I felt shaken as my two worlds collided. My mom turned. “Missing? What happened? Did you know her?” She looked at me.
“N-no.”
“Yeah, she was hot in those missing photos, too. If she had a boyfriend, I bet he’s pissed he didn’t hang on to her.”
Leah thudded him in the chest. “Mikey, shut up. She’s missing, it seems wrong to talk about her like that.”
“Hang on to her?”
I repeated his words. “She’s
missing,
she’s not flitting around the world with some other guy.”
I couldn’t believe I was defending her. But somehow, she felt like mine to think bad things about. Certainly not Michael’s.
“Whatever, I’m just saying she’s hot. She’s been missing since the end of last year. I read it online somewhere. She’s probably dead.”
“Oh, my God,” Leah said, ignoring Michael’s more ominous prediction, “that’s just so incredibly
General Hospital.
”
“She’s got some friend, Diana or something—”

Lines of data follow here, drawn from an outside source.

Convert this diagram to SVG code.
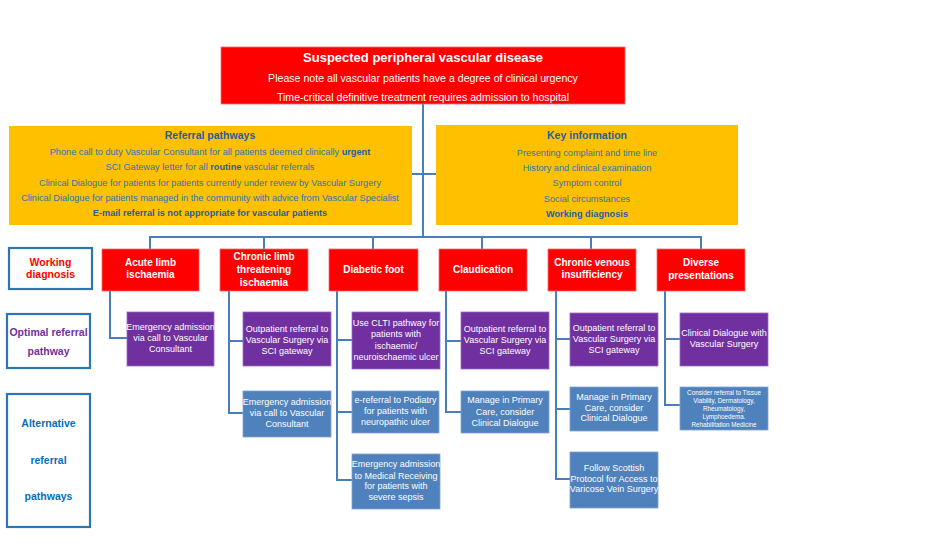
<svg xmlns="http://www.w3.org/2000/svg" width="940" height="555" viewBox="0 0 940 555">
<style>
text{font-family:"Liberation Sans",Arial,sans-serif;text-anchor:middle}
.red{fill:#FF0000;stroke:#FF6A6A;stroke-width:0.8}
.org{fill:#FFC000}
.pur{fill:#7030A0;stroke:#9A6CC0;stroke-width:0.8}
.blu{fill:#4F81BD;stroke:#7FA3D0;stroke-width:0.8}
.lab{fill:#FFFFFF;stroke:#2E75B6;stroke-width:2.2}
.hd{font-size:10px;font-weight:bold;fill:#FFFFFF}
.bx{font-size:9px;fill:#FFFFFF}
.ot{font-size:9.2px;fill:#2E74B5}
.ob{font-size:10.5px;font-weight:bold;fill:#1F5F9F}
.bb{font-weight:bold;fill:#1F5F9F}
.lt{font-size:10.5px;font-weight:bold}
.con{fill:none;stroke:#4A7EBB;stroke-width:2}
</style>

<g id="connectors">
  <path class="con" d="M423,104 V237"/>
  <path class="con" d="M412,174 H436"/>
  <path class="con" d="M150,249 V237 H701 V249"/>
  <path class="con" d="M264,237 V249 M373,237 V249 M482,237 V249 M591,237 V249"/>
  <path class="con" d="M110,291 V338 H127"/>
  <path class="con" d="M229,291 V413 H243 M229,341 H243"/>
  <path class="con" d="M337,291 V480 H352 M337,340 H352 M337,412 H352"/>
  <path class="con" d="M446,291 V412 H461 M446,341 H461"/>
  <path class="con" d="M556,291 V479 H570 M556,339 H570 M556,409 H570"/>
  <path class="con" d="M665,291 V405 H680 M665,339 H680"/>
</g>

<g id="top">
  <rect class="red" x="221" y="47" width="404" height="57"/>
  <text x="423" y="61.5" style="font-size:13px;font-weight:bold;fill:#fff">Suspected peripheral vascular disease</text>
  <text x="423" y="81.7" style="font-size:10.6px;fill:#fff">Please note all vascular patients have a degree of clinical urgency</text>
  <text x="423" y="100.7" style="font-size:10.6px;fill:#fff">Time-critical definitive treatment requires admission to hospital</text>
</g>

<g id="referral-pathways">
  <rect class="org" x="9" y="126" width="403" height="99"/>
  <text class="ob" x="210" y="138.7">Referral pathways</text>
  <text class="ot" x="210" y="155.2">Phone call to  duty Vascular Consultant for all patients deemed clinically <tspan class="bb">urgent</tspan></text>
  <text class="ot" x="210" y="170.2">SCI  Gateway letter for all <tspan class="bb">routine</tspan> vascular referrals</text>
  <text class="ot" x="210" y="186.2">Clinical Dialogue for patients for patients currently under review by Vascular Surgery</text>
  <text class="ot" x="210" y="201.2">Clinical Dialogue for patients managed in the community with advice from Vascular Specialist</text>
  <text class="ot bb" x="210" y="216.2">E-mail referral is not appropriate for vascular patients</text>
</g>

<g id="key-information">
  <rect class="org" x="436" y="125" width="302" height="100"/>
  <text class="ob" x="587" y="138.7">Key information</text>
  <text class="ot" x="587" y="155.7">Presenting complaint and time line</text>
  <text class="ot" x="587" y="171.2">History and clinical examination</text>
  <text class="ot" x="587" y="186.2">Symptom control</text>
  <text class="ot" x="587" y="202.2">Social circumstances</text>
  <text class="ot bb" x="587" y="217.2">Working diagnosis</text>
</g>

<g id="label-working">
  <rect class="lab" x="9" y="248" width="83" height="41"/>
  <text class="lt" x="50.5" y="265.7" fill="#FF0000">Working</text>
  <text class="lt" x="50.5" y="277.7" fill="#FF0000">diagnosis</text>
</g>
<g id="label-optimal">
  <rect class="lab" x="7" y="314" width="83" height="54"/>
  <text class="lt" x="48.5" y="335.7" fill="#7030A0">Optimal referral</text>
  <text class="lt" x="48.5" y="354.7" fill="#7030A0">pathway</text>
</g>
<g id="label-alternative">
  <rect class="lab" x="7" y="394" width="83" height="133"/>
  <text class="lt" x="48.5" y="426.7" fill="#0070C0">Alternative</text>
  <text class="lt" x="48.5" y="463.7" fill="#0070C0">referral</text>
  <text class="lt" x="48.5" y="499.7" fill="#0070C0">pathways</text>
</g>

<g id="dx-acute">
  <rect class="red" x="102" y="249" width="97" height="42"/>
  <text class="hd" x="150.5" y="265.5">Acute limb</text>
  <text class="hd" x="150.5" y="277.5">ischaemia</text>
</g>
<g id="dx-clti">
  <rect class="red" x="220" y="249" width="88" height="42"/>
  <text class="hd" x="264" y="259.5">Chronic limb</text>
  <text class="hd" x="264" y="272.5">threatening</text>
  <text class="hd" x="264" y="285.5">ischaemia</text>
</g>
<g id="dx-diabetic">
  <rect class="red" x="329" y="249" width="89" height="42"/>
  <text class="hd" x="373.5" y="272.5">Diabetic foot</text>
</g>
<g id="dx-claudication">
  <rect class="red" x="439" y="249" width="88" height="42"/>
  <text class="hd" x="483" y="272.5">Claudication</text>
</g>
<g id="dx-cvi">
  <rect class="red" x="548" y="249" width="88" height="42"/>
  <text class="hd" x="592" y="265.5">Chronic venous</text>
  <text class="hd" x="592" y="277.5">insufficiency</text>
</g>
<g id="dx-diverse">
  <rect class="red" x="657" y="249" width="88" height="42"/>
  <text class="hd" x="701" y="265.5">Diverse</text>
  <text class="hd" x="701" y="278.5">presentations</text>
</g>

<g id="opt-acute">
  <rect class="pur" x="127" y="312" width="87" height="54"/>
  <text class="bx" x="170.5" y="330">Emergency admission</text>
  <text class="bx" x="170.5" y="341">via call to Vascular</text>
  <text class="bx" x="170.5" y="351.5">Consultant</text>
</g>
<g id="opt-clti">
  <rect class="pur" x="243" y="312" width="88" height="54"/>
  <text class="bx" x="287" y="332">Outpatient referral to</text>
  <text class="bx" x="287" y="343">Vascular Surgery via</text>
  <text class="bx" x="287" y="354">SCI gateway</text>
</g>
<g id="opt-diabetic">
  <rect class="pur" x="352" y="312" width="88" height="57"/>
  <text class="bx" x="396" y="326">Use CLTI pathway for</text>
  <text class="bx" x="396" y="337">patients with</text>
  <text class="bx" x="396" y="349">ischaemic/</text>
  <text class="bx" x="396" y="360">neuroischaemic ulcer</text>
</g>
<g id="opt-claudication">
  <rect class="pur" x="461" y="312" width="88" height="57"/>
  <text class="bx" x="505" y="332">Outpatient referral to</text>
  <text class="bx" x="505" y="343">Vascular Surgery via</text>
  <text class="bx" x="505" y="354">SCI gateway</text>
</g>
<g id="opt-cvi">
  <rect class="pur" x="570" y="313" width="88" height="53"/>
  <text class="bx" x="614" y="331">Outpatient referral to</text>
  <text class="bx" x="614" y="342">Vascular Surgery via</text>
  <text class="bx" x="614" y="353">SCI gateway</text>
</g>
<g id="opt-diverse">
  <rect class="pur" x="680" y="313" width="88" height="53"/>
  <text class="bx" x="724" y="336">Clinical Dialogue with</text>
  <text class="bx" x="724" y="347">Vascular Surgery</text>
</g>

<g id="alt-clti">
  <rect class="blu" x="243" y="391" width="88" height="46"/>
  <text class="bx" x="287" y="405">Emergency admission</text>
  <text class="bx" x="287" y="416">via call to Vascular</text>
  <text class="bx" x="287" y="427">Consultant</text>
</g>
<g id="alt-diabetic-1">
  <rect class="blu" x="352" y="391" width="87" height="42"/>
  <text class="bx" x="395.5" y="403">e-referral to Podiatry</text>
  <text class="bx" x="395.5" y="414">for patients with</text>
  <text class="bx" x="395.5" y="425">neuropathic ulcer</text>
</g>
<g id="alt-diabetic-2">
  <rect class="blu" x="352" y="454" width="88" height="55"/>
  <text class="bx" x="396" y="467">Emergency admission</text>
  <text class="bx" x="396" y="479">to Medical Receiving</text>
  <text class="bx" x="396" y="489">for patients with</text>
  <text class="bx" x="396" y="500">severe sepsis</text>
</g>
<g id="alt-claudication">
  <rect class="blu" x="461" y="391" width="88" height="42"/>
  <text class="bx" x="505" y="403">Manage in Primary</text>
  <text class="bx" x="505" y="415">Care, consider</text>
  <text class="bx" x="505" y="426">Clinical Dialogue</text>
</g>
<g id="alt-cvi-1">
  <rect class="blu" x="570" y="387" width="88" height="44"/>
  <text class="bx" x="614" y="400">Manage in Primary</text>
  <text class="bx" x="614" y="411">Care, consider</text>
  <text class="bx" x="614" y="421">Clinical Dialogue</text>
</g>
<g id="alt-cvi-2">
  <rect class="blu" x="570" y="452" width="88" height="56"/>
  <text class="bx" x="614" y="471">Follow Scottish</text>
  <text class="bx" x="614" y="482">Protocol for Access to</text>
  <text class="bx" x="614" y="492">Varicose Vein Surgery</text>
</g>
<g id="alt-diverse">
  <rect class="blu" x="680" y="387" width="88" height="43"/>
  <text x="724" y="394.5" style="font-size:6.3px;fill:#fff">Consider referral to Tissue</text>
  <text x="724" y="402.5" style="font-size:6.3px;fill:#fff">Viability, Dermatology,</text>
  <text x="724" y="410.5" style="font-size:6.3px;fill:#fff">Rheumatology,</text>
  <text x="724" y="419" style="font-size:6.3px;fill:#fff">Lymphoedema.</text>
  <text x="724" y="427" style="font-size:6.3px;fill:#fff">Rehabilitation Medicine</text>
</g>
</svg>
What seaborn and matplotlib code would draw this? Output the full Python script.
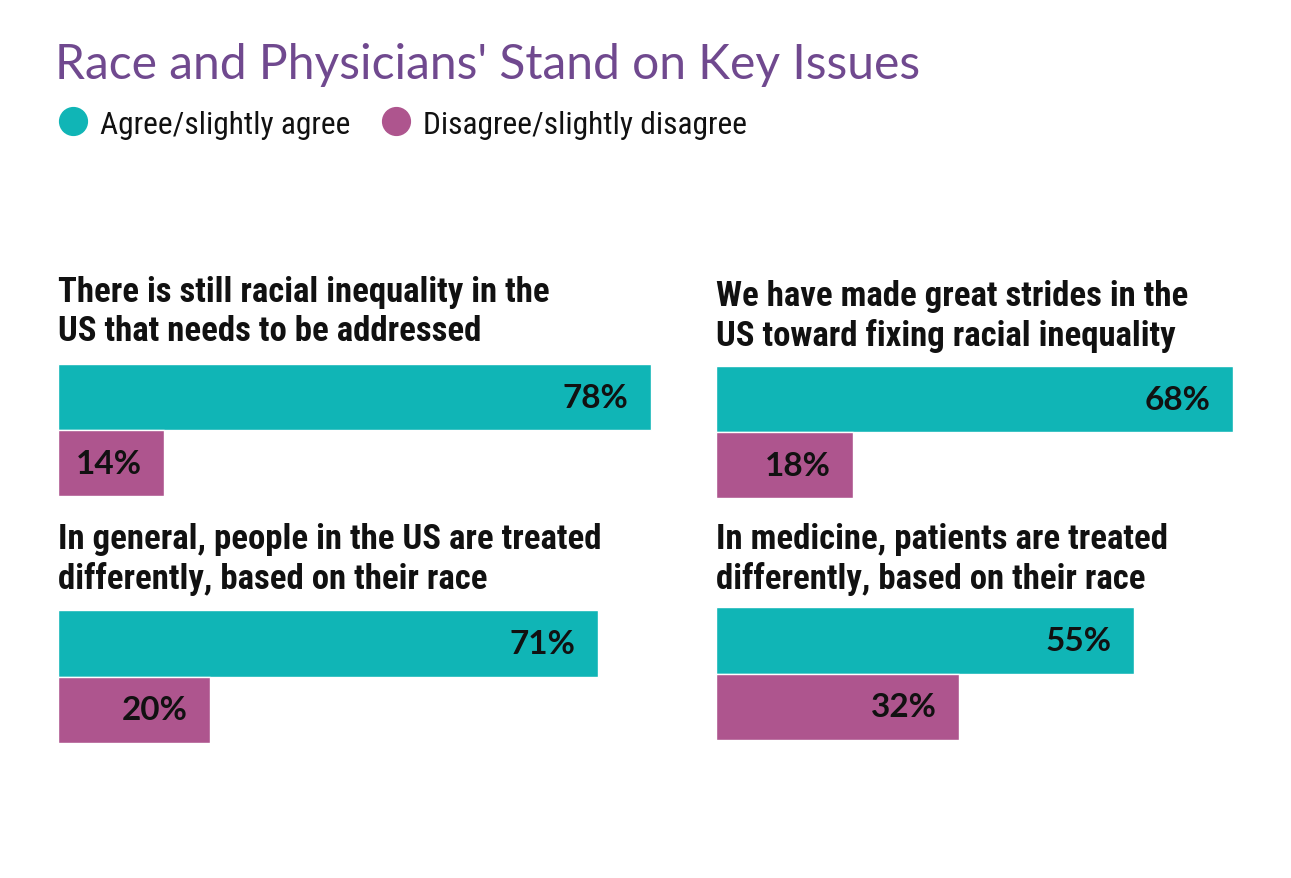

“Dana,” I corrected, automatically.
“Yeah, Dana—she was hot, too—said that she didn’t know where the girl was but she was sure she was still out there. She’s all over interviews online.”
I felt light-headed. It was too strange to hear my best friend’s annoying douche of a boyfriend talking about Becca and Dana.
“That’s so weird. Is everyone freaking out at your school, then?” Leah’s eyes were wide.
I nodded. “Yeah, everyone’s really worried.”
“That’s just awful. That poor girl.” My mom clucked her tongue and started moving the cookies from the tray to a cooling rack. “I hope they find her. Her poor friends, they must be so worried! Oh, and if she
did
have a boyfriend…that must be just the worst kind of worry— Oh! The corn bread! I’d nearly forgotten it.”
I wanted to press the reset button, and make it so Michael had never come. It would have made things infinitely better for a thousand reasons, but right now his little bit of online stalker info was making me feel nauseous.
“Look!” Lily ran over to me and presented me with the drawing she’d had her nose to for at least ten minutes.
I crouched down to her level, thankful for a change in subject. “What have we got here?”
It was the most tactful way of asking an easily offended child like Lily what on earth she’d been trying to depict with the four free crayons she’d smuggled out of Harry’s Restaurant and Pub.